Uruguayan mathematician (1939–2011)

Mario Wschebor Wonsever (3 December 1939 – 16 September 2011) was an Uruguayan mathematician. He earned his degree at the University of the Republic, Uruguay, where he was Dean of the Faculty of Sciences between 1987 and 1997, after actively participating in the process of its creation. Another important contribution from this period was the "Document of the four deans", in which the need to create a national system of tertiary education was laid out.

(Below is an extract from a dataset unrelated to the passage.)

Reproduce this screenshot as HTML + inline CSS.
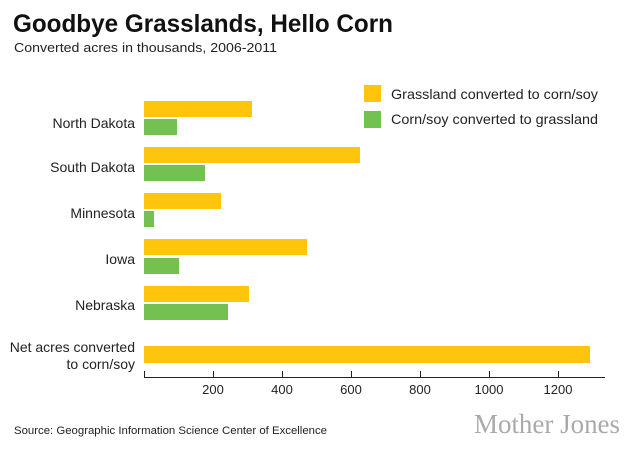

In the field of mathematics, he made important contributions to the areas of probability and statistics.

Mario Wschebor worked in the Centro de Matemática (Mathematics Centre), and among numerous other activities he was chair of the Centre International de Mathématiques Pures et Appliquées (CIMPA; International Centre for Pure and Applied Mathematics).

In November 2007, Wschebor was awarded the "Morosoli de Oro" prize for Uruguayan cultural personality of the year by the Lolita Ruibal Foundation of Minas, Uruguay.